Referencing to the decision of the CCJ in the case – Bharrat Jagdeo and Irfaan Ali v Eslyn David and others – the Appellate Judge said it was the ruling of the apex court that the valid votes counted during the recount exercise are incapable of being declared invalid by any person or authority. He emphasised that the CCJ’s decision must be read as a whole in order to fully appreciate its impact on the issues highlighted.
Justice Persaud also agreed with the Chief Justice when she ruled that the 10 Declarations made by Returning Officers have been overtaken by events, and as such, iterated the position of the court, that the results of the elections must be declared in accordance with the valid votes tabulated during the national recount. Collectively, the judges in the Appellate Court, ruled that the majority of the issues raised in Jones’ appeal were res judicata having been ventilated in previous cases, and therefore amounted to an abuse of the court.

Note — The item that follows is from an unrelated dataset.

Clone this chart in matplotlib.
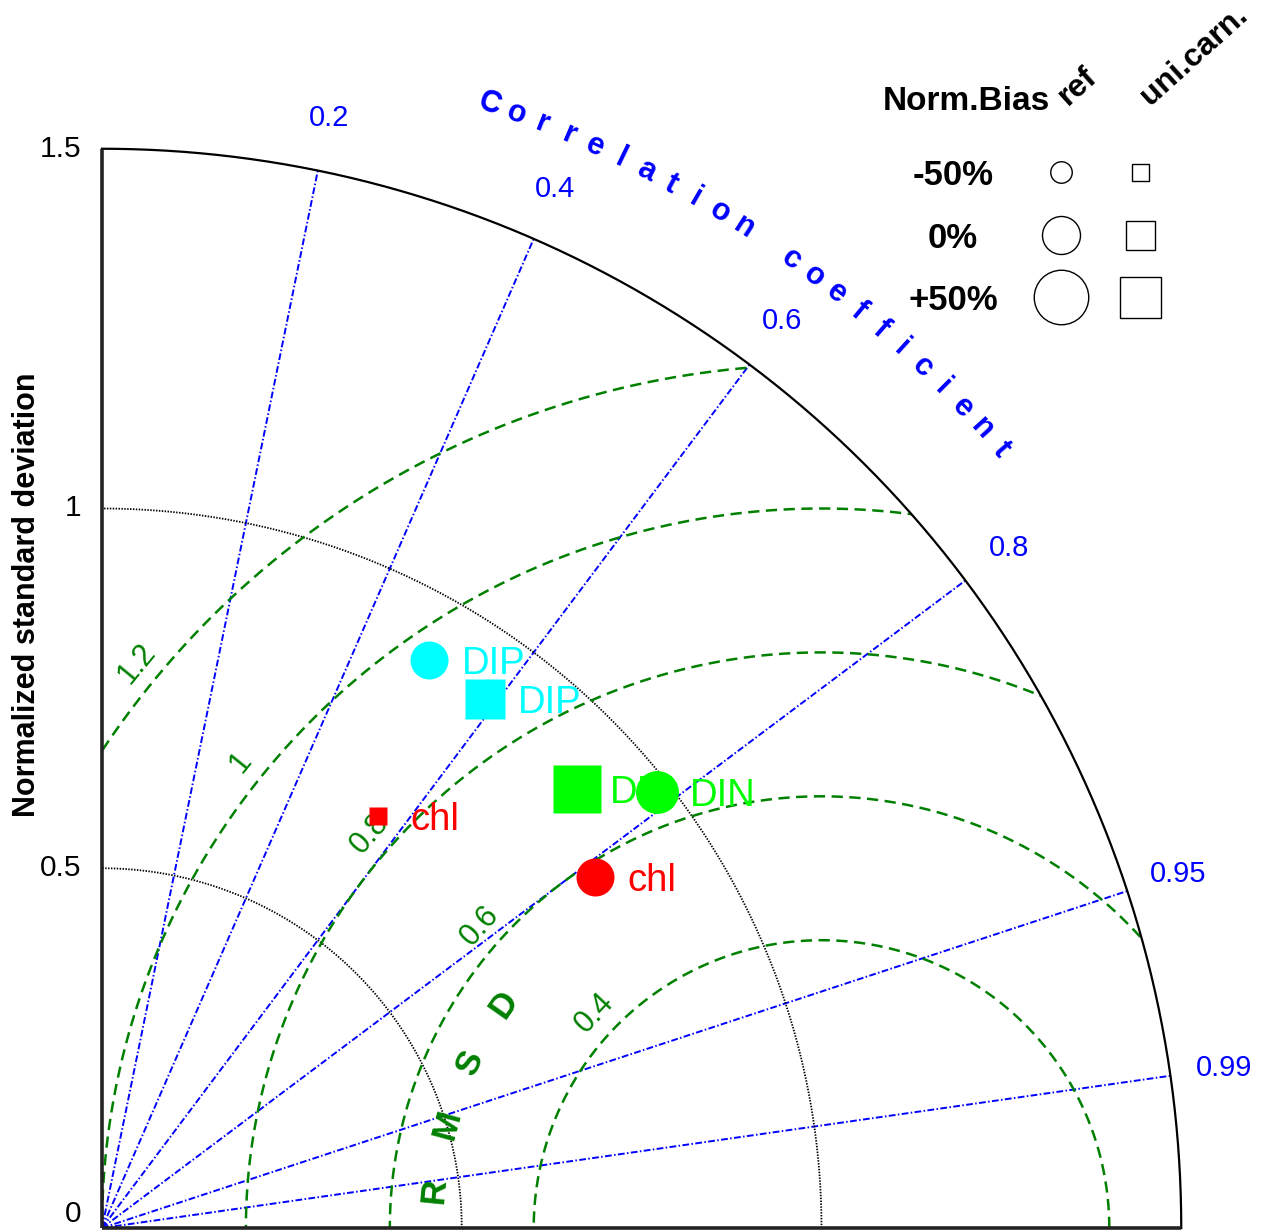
import numpy as np
import matplotlib
matplotlib.use("Agg")
import matplotlib.pyplot as plt
from matplotlib.patches import Wedge

plt.rcParams['font.family'] = ['Liberation Sans', 'DejaVu Sans']

# Normalised statistics per variable and run (std / std_obs, correlation with obs, bias)
var_names = ["DIP", "DIP", "DIN", "DIN", "chl", "chl"]
run_names = ["ref", "uni.carn.", "uni.carn.", "ref", "uni.carn.", "ref"]
var_colors = ["#00FFFF", "#00FFFF", "#00FF00", "#00FF00", "#FF0000", "#FF0000"]
norm_std = [0.911, 0.908, 0.899, 0.981, 0.689, 0.841]
correlation = [0.499, 0.586, 0.734, 0.786, 0.557, 0.815]
norm_bias_pct = [0, 48, 77, 15, -42, 0]

corr_ticks = [0.2, 0.4, 0.6, 0.8, 0.95, 0.99]
std_ticks = [0, 0.5, 1, 1.5]
std_ticklabels = ["0", "0.5", "1", "1.5"]
std_arcs = [0.5, 1.0]
rmsd_levels = [0.4, 0.6, 0.8, 1.0, 1.2]
rmsd_ticklabels = ["0.4", "0.6", "0.8", "1", "1.2"]
legend_bias = [-50, 0, 50]
legend_bias_labels = ["-50%", "0%", "+50%"]
legend_runs = ["ref", "uni.carn."]

STD_MAX = 1.5
run_marker = {"ref": "o", "uni.carn.": "s"}
BLUE = "#0000FF"
DGREEN = "#008000"


def marker_px(marker, bias):
    """Marker size (pixels) grows linearly with the normalised bias."""
    if marker == "o":
        return 38 + 0.33 * bias
    return 29 + 0.24 * bias


W, H, DPI = 1272, 1230, 100
fig = plt.figure(figsize=(W / DPI, H / DPI), dpi=DPI)
ax = fig.add_axes([0, 0, 1, 1])
ox, oy, scale = 102, 1228, 719.5
ax.set_xlim(-ox / scale, (W - ox) / scale)
ax.set_ylim(-(H - oy) / scale, oy / scale)
ax.axis('off')

clip = Wedge((0, 0), STD_MAX, 0, 90, transform=ax.transData)

# correlation rays
for c in corr_ticks:
    s = np.sqrt(1 - c ** 2)
    ax.plot([0, STD_MAX * c], [0, STD_MAX * s], color=BLUE, lw=1.4,
            ls=(0, (3.5, 1.2, 0.8, 1.2)), zorder=2)
    ax.text(1.575 * c, 1.575 * s, f"{c:g}", color=BLUE, fontsize=21,
            ha='center', va='center')

# standard deviation arcs
t = np.linspace(0, np.pi / 2, 500)
for r in std_arcs:
    ax.plot(r * np.cos(t), r * np.sin(t), color='black', lw=1.3,
            ls=(0, (0.8, 0.8)), zorder=2)
ax.plot(STD_MAX * np.cos(t), STD_MAX * np.sin(t), color='black', lw=1.6, zorder=3)

# axes lines
ax.plot([0, 0], [0, STD_MAX], color='#222222', lw=2.6, solid_capstyle='butt', zorder=3)
ax.plot([0, STD_MAX], [0, 0], color='#222222', lw=2.6, solid_capstyle='butt', zorder=3)

# RMSD circles around the reference point
tt = np.linspace(0, np.pi, 800)
rmsd_label_angles = [136.6, 138.5, 138.9, 141.3, 140.5]
for lev, lab, ang in zip(rmsd_levels, rmsd_ticklabels, rmsd_label_angles):
    ln, = ax.plot(1 + lev * np.cos(tt), lev * np.sin(tt), color=DGREEN, lw=1.8,
                  ls=(0, (4.5, 2.6)), zorder=2)
    ln.set_clip_path(clip)
    a = np.deg2rad(ang)
    rr = lev + 0.034
    ax.text(1 + rr * np.cos(a), rr * np.sin(a), lab, color=DGREEN, fontsize=22,
            rotation=ang - 90, ha='center', va='center', rotation_mode='anchor')

for ch, ang in zip("RMSD", [174.4, 164.6, 154.8, 144.9]):
    a = np.deg2rad(ang)
    ax.text(1 + 0.54 * np.cos(a), 0.54 * np.sin(a), ch, color=DGREEN, fontsize=25,
            fontweight='bold', rotation=ang - 90, ha='center', va='center',
            rotation_mode='anchor')

# curved axis title
title = "Correlation coefficient"
for i, ch in enumerate(title):
    if ch == " ":
        continue
    ang = 70.97 - i * 1.367
    a = np.deg2rad(ang)
    ax.text(1.6525 * np.cos(a), 1.6525 * np.sin(a), ch, color=BLUE, fontsize=22,
            fontweight='bold', rotation=ang - 90, ha='center', va='center',
            rotation_mode='anchor')

# std tick labels and axis label
for v, lab in zip(std_ticks, std_ticklabels):
    ax.text(-0.028, v, lab, fontsize=21.5, ha='right',
            va='bottom' if v == std_ticks[0] else 'center')
ax.text(-0.104, 0.88, "Normalized standard deviation", fontsize=22,
        fontweight='bold', rotation=90, ha='center', va='center')

# data points
for name, run, col, s, c, b in zip(var_names, run_names, var_colors,
                                    norm_std, correlation, norm_bias_pct):
    x, y = s * c, s * np.sqrt(1 - c ** 2)
    mk = run_marker[run]
    ax.plot([x], [y], ls='none', marker=mk, ms=marker_px(mk, b) * 0.72,
            color=col, mec='none', zorder=6)
    ax.annotate(name, (x, y), xytext=(23.5, 0), textcoords='offset points',
                ha='left', va='center_baseline', fontsize=27.5, color=col, zorder=5)


# bias legend (figure pixel layout)
def fpx(x, y):
    return x / W, 1 - y / H


ft = fig.transFigure
fig.text(*fpx(966, 110), "Norm.Bias", fontsize=24, fontweight='bold',
         ha='center', va='baseline')
for run, xpos in zip(legend_runs, [1068, 1150]):
    fig.text(*fpx(xpos, 106), run, fontsize=23, fontweight='bold', rotation=42,
             ha='left', va='baseline', rotation_mode='anchor')
for k, (b, lab) in enumerate(zip(legend_bias, legend_bias_labels)):
    yy = 172 + 62.5 * k
    fig.text(*fpx(953, yy), lab, fontsize=25, fontweight='bold',
             ha='center', va='center_baseline')
    for run, xpos in zip(legend_runs, [1061, 1140]):
        mk = run_marker[run]
        ax.plot(*[[v] for v in fpx(xpos, yy)], transform=ft, ls='none', marker=mk,
                ms=marker_px(mk, b) * 0.72, mfc='white', mec='black', mew=1.0,
                clip_on=False, zorder=6)

fig.savefig("out.png", dpi=DPI)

“I am satisfied that there is duplication in the claims brought by Misenga Jones with those brought by Ulita Moore,” Justice Gregory had said as she cited the issue surrounding the constitutionality of Section 22 of the Election Laws (Amendment) Act and the National Recount as examples.
COURT’S DECISION STAYED
Senior Counsel Roysdale Forde, who appeared in association with Attorneys-at-Law John Jeremie, S.C and Mayo Robertson, made an application for the decision of the court to be stayed for a period of three days. This application was met with objection by the majority of the respondents including Kim Kyte-Thomas, the attorney representing the Chairman of Elections Commission. Kyte-Thomas said with the case having been dismissed, it is time to bring the electoral process to a close.
Initially, Justice Persaud and Justice Beharry had objected to the application, however, following based on an oral submission by Attorney-at-Law Maxwell Edwards, who appeared in association with the Attorney General Basil Williams, Justice Gregory and Justice Persaud agreed to stay the decision of the court for a period of 24 hours.